* BEGIN Raw data *

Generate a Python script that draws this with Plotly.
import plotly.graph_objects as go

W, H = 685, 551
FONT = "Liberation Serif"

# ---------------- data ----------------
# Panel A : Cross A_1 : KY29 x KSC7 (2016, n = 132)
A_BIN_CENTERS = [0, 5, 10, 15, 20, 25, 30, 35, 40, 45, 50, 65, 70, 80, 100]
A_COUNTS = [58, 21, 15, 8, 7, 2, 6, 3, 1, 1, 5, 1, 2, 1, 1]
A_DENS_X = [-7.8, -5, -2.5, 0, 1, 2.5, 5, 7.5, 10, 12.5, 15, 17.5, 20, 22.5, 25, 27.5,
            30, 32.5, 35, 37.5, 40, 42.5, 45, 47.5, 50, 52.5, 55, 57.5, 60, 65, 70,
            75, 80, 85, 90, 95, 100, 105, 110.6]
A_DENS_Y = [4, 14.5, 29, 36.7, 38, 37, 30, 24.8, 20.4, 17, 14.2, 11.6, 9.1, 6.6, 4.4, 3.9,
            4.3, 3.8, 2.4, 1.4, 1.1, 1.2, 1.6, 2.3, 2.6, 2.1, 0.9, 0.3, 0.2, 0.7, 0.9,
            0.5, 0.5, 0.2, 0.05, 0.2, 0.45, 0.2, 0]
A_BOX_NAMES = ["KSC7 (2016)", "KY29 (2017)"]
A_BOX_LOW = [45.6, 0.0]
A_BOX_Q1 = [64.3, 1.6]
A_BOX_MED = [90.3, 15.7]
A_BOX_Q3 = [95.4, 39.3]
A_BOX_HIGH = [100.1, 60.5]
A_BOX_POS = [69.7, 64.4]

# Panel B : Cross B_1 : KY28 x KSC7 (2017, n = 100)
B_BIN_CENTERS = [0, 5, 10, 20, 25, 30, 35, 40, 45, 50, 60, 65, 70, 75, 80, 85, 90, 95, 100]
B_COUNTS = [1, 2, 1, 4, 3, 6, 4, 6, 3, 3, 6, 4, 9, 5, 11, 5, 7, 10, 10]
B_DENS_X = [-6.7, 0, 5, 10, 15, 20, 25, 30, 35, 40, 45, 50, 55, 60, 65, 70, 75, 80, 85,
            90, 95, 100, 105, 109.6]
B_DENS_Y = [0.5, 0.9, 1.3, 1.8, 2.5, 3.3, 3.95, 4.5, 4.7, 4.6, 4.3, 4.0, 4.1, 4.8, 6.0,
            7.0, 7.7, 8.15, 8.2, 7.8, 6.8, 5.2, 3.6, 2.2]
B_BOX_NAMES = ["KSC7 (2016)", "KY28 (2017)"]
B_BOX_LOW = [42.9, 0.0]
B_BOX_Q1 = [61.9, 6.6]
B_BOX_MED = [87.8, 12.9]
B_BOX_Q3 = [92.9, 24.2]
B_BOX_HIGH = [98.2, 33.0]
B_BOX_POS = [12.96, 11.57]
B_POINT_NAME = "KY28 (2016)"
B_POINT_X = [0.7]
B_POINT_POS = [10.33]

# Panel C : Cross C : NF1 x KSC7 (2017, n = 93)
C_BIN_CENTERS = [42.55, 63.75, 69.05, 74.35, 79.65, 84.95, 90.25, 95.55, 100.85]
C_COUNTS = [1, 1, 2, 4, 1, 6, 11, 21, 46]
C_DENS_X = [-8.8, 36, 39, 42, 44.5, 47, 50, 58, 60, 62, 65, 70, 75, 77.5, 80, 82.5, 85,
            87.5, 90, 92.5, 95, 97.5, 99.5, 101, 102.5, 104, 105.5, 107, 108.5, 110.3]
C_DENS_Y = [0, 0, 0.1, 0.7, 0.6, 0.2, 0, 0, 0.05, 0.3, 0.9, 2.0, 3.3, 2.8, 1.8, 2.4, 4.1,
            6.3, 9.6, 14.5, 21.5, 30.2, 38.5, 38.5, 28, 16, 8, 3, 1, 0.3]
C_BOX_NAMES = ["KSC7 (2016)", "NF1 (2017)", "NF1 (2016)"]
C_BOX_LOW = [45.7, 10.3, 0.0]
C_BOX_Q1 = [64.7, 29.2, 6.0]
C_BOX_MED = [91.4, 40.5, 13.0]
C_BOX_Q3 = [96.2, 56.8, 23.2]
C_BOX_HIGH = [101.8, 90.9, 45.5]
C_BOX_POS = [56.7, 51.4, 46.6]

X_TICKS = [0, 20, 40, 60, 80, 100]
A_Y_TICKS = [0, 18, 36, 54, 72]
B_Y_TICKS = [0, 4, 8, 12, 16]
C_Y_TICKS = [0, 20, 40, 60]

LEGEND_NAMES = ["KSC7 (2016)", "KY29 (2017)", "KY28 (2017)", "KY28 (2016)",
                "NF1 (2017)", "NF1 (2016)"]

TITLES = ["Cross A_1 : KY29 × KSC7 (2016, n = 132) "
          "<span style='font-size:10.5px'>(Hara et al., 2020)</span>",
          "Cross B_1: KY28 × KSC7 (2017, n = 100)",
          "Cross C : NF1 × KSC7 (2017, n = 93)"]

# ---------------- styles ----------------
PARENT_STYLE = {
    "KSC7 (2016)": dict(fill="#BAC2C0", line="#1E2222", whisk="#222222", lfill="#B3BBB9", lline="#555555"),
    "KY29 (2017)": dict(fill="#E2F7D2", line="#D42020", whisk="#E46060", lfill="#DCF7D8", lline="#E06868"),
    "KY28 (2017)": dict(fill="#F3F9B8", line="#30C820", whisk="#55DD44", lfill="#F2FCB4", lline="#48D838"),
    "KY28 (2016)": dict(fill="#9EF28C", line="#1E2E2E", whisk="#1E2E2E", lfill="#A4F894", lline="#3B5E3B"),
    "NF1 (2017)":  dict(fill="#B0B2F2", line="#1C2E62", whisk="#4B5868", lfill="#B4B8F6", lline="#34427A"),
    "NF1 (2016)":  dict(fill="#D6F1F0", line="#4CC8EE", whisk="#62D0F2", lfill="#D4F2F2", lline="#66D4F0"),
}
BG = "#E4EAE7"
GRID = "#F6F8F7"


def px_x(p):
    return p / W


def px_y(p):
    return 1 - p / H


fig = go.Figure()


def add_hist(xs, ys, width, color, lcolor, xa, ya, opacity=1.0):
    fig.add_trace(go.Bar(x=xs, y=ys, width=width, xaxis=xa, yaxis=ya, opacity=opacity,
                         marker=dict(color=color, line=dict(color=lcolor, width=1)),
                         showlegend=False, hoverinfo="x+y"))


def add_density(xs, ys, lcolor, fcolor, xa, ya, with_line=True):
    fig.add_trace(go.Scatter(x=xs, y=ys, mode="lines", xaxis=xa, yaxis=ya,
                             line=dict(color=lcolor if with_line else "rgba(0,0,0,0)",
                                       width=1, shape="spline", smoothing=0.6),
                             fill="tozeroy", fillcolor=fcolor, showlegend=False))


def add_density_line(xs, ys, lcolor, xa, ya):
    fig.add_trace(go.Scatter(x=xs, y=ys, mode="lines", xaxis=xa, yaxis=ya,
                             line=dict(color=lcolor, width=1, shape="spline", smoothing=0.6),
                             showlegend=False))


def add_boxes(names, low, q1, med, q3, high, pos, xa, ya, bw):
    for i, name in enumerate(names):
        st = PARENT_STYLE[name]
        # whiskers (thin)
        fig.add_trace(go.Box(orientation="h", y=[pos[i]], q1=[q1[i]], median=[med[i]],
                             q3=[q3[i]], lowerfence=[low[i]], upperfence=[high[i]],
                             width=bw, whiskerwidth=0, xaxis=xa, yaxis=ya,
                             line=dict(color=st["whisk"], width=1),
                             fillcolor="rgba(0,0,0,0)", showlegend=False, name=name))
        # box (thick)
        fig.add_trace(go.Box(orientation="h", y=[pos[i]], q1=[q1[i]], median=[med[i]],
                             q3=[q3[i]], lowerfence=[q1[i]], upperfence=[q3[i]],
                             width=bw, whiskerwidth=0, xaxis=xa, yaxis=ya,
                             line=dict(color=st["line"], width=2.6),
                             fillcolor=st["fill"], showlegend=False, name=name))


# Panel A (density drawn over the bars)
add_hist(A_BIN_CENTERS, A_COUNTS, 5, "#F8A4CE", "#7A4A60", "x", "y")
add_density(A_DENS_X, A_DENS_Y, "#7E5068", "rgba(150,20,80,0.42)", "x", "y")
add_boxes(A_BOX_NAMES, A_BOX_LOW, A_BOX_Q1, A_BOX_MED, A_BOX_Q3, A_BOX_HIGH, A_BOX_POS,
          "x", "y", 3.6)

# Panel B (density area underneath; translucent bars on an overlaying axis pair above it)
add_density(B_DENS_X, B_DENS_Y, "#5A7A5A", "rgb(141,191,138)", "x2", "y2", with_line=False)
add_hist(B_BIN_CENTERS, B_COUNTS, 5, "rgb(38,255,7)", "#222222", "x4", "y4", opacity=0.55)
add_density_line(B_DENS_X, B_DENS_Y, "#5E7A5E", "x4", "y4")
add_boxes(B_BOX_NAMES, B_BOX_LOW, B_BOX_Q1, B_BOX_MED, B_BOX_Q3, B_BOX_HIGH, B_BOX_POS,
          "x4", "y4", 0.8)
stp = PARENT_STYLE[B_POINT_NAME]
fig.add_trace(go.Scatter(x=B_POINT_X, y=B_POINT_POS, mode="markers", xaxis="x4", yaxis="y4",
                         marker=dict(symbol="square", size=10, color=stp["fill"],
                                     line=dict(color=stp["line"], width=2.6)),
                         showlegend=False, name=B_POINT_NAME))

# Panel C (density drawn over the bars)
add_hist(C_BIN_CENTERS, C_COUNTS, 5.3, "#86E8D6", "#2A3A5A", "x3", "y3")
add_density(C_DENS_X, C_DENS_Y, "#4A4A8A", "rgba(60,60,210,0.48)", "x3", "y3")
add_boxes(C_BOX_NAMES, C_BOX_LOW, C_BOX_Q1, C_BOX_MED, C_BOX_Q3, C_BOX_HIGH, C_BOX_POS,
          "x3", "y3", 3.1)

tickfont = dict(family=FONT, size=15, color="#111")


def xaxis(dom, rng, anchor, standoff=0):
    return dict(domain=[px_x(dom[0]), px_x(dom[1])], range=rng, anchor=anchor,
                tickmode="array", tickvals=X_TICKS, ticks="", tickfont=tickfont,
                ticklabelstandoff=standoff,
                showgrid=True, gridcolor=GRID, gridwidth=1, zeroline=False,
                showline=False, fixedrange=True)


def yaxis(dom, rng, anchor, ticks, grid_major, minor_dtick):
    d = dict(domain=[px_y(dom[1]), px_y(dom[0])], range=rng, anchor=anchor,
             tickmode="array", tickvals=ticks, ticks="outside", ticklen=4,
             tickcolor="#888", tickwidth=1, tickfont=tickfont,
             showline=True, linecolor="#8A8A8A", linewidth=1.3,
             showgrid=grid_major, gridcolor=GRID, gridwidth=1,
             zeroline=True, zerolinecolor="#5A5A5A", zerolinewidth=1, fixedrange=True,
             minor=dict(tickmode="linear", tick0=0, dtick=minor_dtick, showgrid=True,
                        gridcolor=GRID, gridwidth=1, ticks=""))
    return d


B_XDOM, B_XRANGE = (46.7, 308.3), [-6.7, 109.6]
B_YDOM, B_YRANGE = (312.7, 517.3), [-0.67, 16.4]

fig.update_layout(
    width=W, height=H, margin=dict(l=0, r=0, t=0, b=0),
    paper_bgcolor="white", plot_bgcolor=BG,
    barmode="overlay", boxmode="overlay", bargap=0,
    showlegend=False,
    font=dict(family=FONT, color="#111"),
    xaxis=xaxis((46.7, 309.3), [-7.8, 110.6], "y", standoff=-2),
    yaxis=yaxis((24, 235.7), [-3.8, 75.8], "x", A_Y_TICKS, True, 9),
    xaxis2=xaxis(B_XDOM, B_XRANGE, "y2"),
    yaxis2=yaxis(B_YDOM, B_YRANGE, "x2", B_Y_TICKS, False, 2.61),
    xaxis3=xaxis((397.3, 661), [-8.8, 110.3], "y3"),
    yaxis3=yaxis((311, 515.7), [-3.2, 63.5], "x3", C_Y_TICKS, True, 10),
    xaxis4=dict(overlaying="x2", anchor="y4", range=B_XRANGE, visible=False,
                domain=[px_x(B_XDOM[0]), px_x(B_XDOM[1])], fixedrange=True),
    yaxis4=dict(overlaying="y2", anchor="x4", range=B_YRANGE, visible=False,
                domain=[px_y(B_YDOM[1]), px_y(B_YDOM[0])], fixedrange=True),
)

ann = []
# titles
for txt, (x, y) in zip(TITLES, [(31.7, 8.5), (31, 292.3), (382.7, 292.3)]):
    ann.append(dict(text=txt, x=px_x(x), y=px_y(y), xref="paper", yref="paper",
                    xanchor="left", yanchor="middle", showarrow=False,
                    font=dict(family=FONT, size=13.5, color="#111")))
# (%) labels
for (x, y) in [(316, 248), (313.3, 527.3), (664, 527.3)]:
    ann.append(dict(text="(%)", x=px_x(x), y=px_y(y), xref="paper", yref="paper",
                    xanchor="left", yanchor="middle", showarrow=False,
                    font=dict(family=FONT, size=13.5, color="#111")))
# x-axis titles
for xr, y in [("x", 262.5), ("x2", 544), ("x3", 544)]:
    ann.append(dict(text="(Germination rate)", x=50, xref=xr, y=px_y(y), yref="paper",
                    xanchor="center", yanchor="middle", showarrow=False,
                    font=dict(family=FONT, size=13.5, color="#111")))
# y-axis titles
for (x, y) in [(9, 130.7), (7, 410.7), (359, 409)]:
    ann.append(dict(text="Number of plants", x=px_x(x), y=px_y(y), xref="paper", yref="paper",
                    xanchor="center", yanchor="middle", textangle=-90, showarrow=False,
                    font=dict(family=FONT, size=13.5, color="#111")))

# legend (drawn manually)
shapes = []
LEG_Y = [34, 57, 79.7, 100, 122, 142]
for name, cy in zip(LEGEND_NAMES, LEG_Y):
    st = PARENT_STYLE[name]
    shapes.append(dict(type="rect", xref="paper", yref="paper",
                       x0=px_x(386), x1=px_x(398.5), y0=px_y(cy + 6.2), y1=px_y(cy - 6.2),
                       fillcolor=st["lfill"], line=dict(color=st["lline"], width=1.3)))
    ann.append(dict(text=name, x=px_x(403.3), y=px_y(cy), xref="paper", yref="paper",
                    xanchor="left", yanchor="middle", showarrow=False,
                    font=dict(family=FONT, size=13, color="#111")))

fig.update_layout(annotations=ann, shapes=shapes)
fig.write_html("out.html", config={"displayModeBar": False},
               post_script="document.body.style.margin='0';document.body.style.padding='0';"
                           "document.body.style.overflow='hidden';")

* END Raw data *

**Task brief**
Write out, unaltered, the lines from the opening of the listing through the line that includes "B_POINT_POS = [10.33]".

**Completed task**
Generate a Python script that draws this with Plotly.
import plotly.graph_objects as go

W, H = 685, 551
FONT = "Liberation Serif"

# ---------------- data ----------------
# Panel A : Cross A_1 : KY29 x KSC7 (2016, n = 132)
A_BIN_CENTERS = [0, 5, 10, 15, 20, 25, 30, 35, 40, 45, 50, 65, 70, 80, 100]
A_COUNTS = [58, 21, 15, 8, 7, 2, 6, 3, 1, 1, 5, 1, 2, 1, 1]
A_DENS_X = [-7.8, -5, -2.5, 0, 1, 2.5, 5, 7.5, 10, 12.5, 15, 17.5, 20, 22.5, 25, 27.5,
            30, 32.5, 35, 37.5, 40, 42.5, 45, 47.5, 50, 52.5, 55, 57.5, 60, 65, 70,
            75, 80, 85, 90, 95, 100, 105, 110.6]
A_DENS_Y = [4, 14.5, 29, 36.7, 38, 37, 30, 24.8, 20.4, 17, 14.2, 11.6, 9.1, 6.6, 4.4, 3.9,
            4.3, 3.8, 2.4, 1.4, 1.1, 1.2, 1.6, 2.3, 2.6, 2.1, 0.9, 0.3, 0.2, 0.7, 0.9,
            0.5, 0.5, 0.2, 0.05, 0.2, 0.45, 0.2, 0]
A_BOX_NAMES = ["KSC7 (2016)", "KY29 (2017)"]
A_BOX_LOW = [45.6, 0.0]
A_BOX_Q1 = [64.3, 1.6]
A_BOX_MED = [90.3, 15.7]
A_BOX_Q3 = [95.4, 39.3]
A_BOX_HIGH = [100.1, 60.5]
A_BOX_POS = [69.7, 64.4]

# Panel B : Cross B_1 : KY28 x KSC7 (2017, n = 100)
B_BIN_CENTERS = [0, 5, 10, 20, 25, 30, 35, 40, 45, 50, 60, 65, 70, 75, 80, 85, 90, 95, 100]
B_COUNTS = [1, 2, 1, 4, 3, 6, 4, 6, 3, 3, 6, 4, 9, 5, 11, 5, 7, 10, 10]
B_DENS_X = [-6.7, 0, 5, 10, 15, 20, 25, 30, 35, 40, 45, 50, 55, 60, 65, 70, 75, 80, 85,
            90, 95, 100, 105, 109.6]
B_DENS_Y = [0.5, 0.9, 1.3, 1.8, 2.5, 3.3, 3.95, 4.5, 4.7, 4.6, 4.3, 4.0, 4.1, 4.8, 6.0,
            7.0, 7.7, 8.15, 8.2, 7.8, 6.8, 5.2, 3.6, 2.2]
B_BOX_NAMES = ["KSC7 (2016)", "KY28 (2017)"]
B_BOX_LOW = [42.9, 0.0]
B_BOX_Q1 = [61.9, 6.6]
B_BOX_MED = [87.8, 12.9]
B_BOX_Q3 = [92.9, 24.2]
B_BOX_HIGH = [98.2, 33.0]
B_BOX_POS = [12.96, 11.57]
B_POINT_NAME = "KY28 (2016)"
B_POINT_X = [0.7]
B_POINT_POS = [10.33]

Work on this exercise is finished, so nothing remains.